Task to complete: Quote only the part that opens with the line containing "Recreate this image" and closes with the line containing "y(0) - margin.top);". Keep both of those lines.

Recorded data:
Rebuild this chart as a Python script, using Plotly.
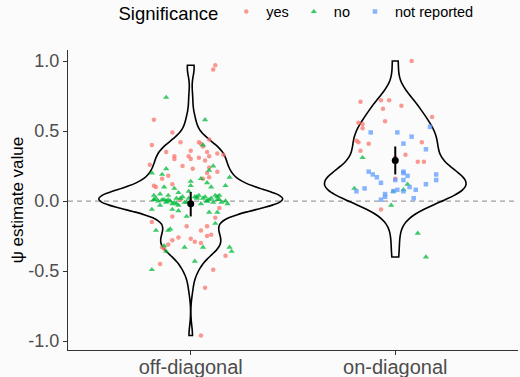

---

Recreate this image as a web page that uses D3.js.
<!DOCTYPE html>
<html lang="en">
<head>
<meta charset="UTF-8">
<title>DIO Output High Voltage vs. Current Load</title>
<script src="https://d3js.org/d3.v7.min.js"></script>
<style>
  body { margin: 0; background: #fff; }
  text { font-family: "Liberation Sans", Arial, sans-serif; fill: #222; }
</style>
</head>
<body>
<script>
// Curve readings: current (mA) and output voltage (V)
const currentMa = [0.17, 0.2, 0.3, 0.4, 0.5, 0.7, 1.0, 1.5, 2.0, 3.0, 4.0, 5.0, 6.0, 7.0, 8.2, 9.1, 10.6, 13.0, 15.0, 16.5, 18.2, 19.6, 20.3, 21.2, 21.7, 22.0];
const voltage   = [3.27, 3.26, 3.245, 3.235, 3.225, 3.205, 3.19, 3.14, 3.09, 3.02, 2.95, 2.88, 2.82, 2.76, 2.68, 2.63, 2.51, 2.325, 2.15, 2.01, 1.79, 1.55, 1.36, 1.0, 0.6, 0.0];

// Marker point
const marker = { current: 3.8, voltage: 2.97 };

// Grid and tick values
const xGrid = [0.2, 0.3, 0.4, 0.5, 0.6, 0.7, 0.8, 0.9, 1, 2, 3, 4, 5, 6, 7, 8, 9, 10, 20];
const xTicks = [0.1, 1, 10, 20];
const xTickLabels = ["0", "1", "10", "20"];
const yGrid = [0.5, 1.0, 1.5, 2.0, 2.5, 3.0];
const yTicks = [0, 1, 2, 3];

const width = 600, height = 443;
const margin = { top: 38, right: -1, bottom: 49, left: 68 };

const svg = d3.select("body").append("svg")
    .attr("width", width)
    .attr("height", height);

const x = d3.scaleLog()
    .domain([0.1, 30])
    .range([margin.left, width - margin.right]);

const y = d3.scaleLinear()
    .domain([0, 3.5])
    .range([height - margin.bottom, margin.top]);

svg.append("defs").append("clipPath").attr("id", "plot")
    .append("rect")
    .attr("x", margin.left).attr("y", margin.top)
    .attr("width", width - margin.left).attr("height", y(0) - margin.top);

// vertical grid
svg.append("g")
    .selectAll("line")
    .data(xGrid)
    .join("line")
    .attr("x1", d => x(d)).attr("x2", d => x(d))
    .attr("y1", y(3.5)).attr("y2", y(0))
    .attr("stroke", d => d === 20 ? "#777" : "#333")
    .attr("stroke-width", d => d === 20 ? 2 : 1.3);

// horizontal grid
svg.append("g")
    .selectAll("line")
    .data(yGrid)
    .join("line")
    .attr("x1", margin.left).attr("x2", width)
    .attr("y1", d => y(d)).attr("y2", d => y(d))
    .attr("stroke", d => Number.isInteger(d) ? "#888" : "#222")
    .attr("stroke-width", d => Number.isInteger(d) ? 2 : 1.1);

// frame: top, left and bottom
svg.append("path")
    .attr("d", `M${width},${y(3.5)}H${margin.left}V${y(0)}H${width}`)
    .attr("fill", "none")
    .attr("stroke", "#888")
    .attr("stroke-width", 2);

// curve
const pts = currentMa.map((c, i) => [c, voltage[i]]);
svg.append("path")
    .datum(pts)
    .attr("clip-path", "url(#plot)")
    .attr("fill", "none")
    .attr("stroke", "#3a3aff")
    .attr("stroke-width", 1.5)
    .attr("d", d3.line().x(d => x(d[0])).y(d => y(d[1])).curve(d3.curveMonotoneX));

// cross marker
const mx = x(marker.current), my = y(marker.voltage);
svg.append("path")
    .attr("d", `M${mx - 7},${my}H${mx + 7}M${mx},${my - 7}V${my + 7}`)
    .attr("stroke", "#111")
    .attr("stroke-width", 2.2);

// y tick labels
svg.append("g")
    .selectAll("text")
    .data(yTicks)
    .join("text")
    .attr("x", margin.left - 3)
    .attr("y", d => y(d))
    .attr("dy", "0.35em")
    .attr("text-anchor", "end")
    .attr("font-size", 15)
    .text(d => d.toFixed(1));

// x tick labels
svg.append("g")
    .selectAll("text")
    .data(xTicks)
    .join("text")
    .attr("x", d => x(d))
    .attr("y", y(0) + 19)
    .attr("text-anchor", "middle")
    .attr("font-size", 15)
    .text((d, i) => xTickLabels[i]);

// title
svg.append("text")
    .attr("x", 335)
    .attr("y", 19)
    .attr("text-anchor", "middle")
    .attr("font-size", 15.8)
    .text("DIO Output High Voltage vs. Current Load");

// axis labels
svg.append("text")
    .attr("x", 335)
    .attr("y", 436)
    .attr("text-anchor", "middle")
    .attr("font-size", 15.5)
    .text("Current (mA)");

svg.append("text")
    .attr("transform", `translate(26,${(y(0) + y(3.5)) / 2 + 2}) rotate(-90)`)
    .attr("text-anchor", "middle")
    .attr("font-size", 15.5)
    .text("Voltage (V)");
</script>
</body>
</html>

The response:
Recreate this image as a web page that uses D3.js.
<!DOCTYPE html>
<html lang="en">
<head>
<meta charset="UTF-8">
<title>DIO Output High Voltage vs. Current Load</title>
<script src="https://d3js.org/d3.v7.min.js"></script>
<style>
  body { margin: 0; background: #fff; }
  text { font-family: "Liberation Sans", Arial, sans-serif; fill: #222; }
</style>
</head>
<body>
<script>
// Curve readings: current (mA) and output voltage (V)
const currentMa = [0.17, 0.2, 0.3, 0.4, 0.5, 0.7, 1.0, 1.5, 2.0, 3.0, 4.0, 5.0, 6.0, 7.0, 8.2, 9.1, 10.6, 13.0, 15.0, 16.5, 18.2, 19.6, 20.3, 21.2, 21.7, 22.0];
const voltage   = [3.27, 3.26, 3.245, 3.235, 3.225, 3.205, 3.19, 3.14, 3.09, 3.02, 2.95, 2.88, 2.82, 2.76, 2.68, 2.63, 2.51, 2.325, 2.15, 2.01, 1.79, 1.55, 1.36, 1.0, 0.6, 0.0];

// Marker point
const marker = { current: 3.8, voltage: 2.97 };

// Grid and tick values
const xGrid = [0.2, 0.3, 0.4, 0.5, 0.6, 0.7, 0.8, 0.9, 1, 2, 3, 4, 5, 6, 7, 8, 9, 10, 20];
const xTicks = [0.1, 1, 10, 20];
const xTickLabels = ["0", "1", "10", "20"];
const yGrid = [0.5, 1.0, 1.5, 2.0, 2.5, 3.0];
const yTicks = [0, 1, 2, 3];

const width = 600, height = 443;
const margin = { top: 38, right: -1, bottom: 49, left: 68 };

const svg = d3.select("body").append("svg")
    .attr("width", width)
    .attr("height", height);

const x = d3.scaleLog()
    .domain([0.1, 30])
    .range([margin.left, width - margin.right]);

const y = d3.scaleLinear()
    .domain([0, 3.5])
    .range([height - margin.bottom, margin.top]);

svg.append("defs").append("clipPath").attr("id", "plot")
    .append("rect")
    .attr("x", margin.left).attr("y", margin.top)
    .attr("width", width - margin.left).attr("height", y(0) - margin.top);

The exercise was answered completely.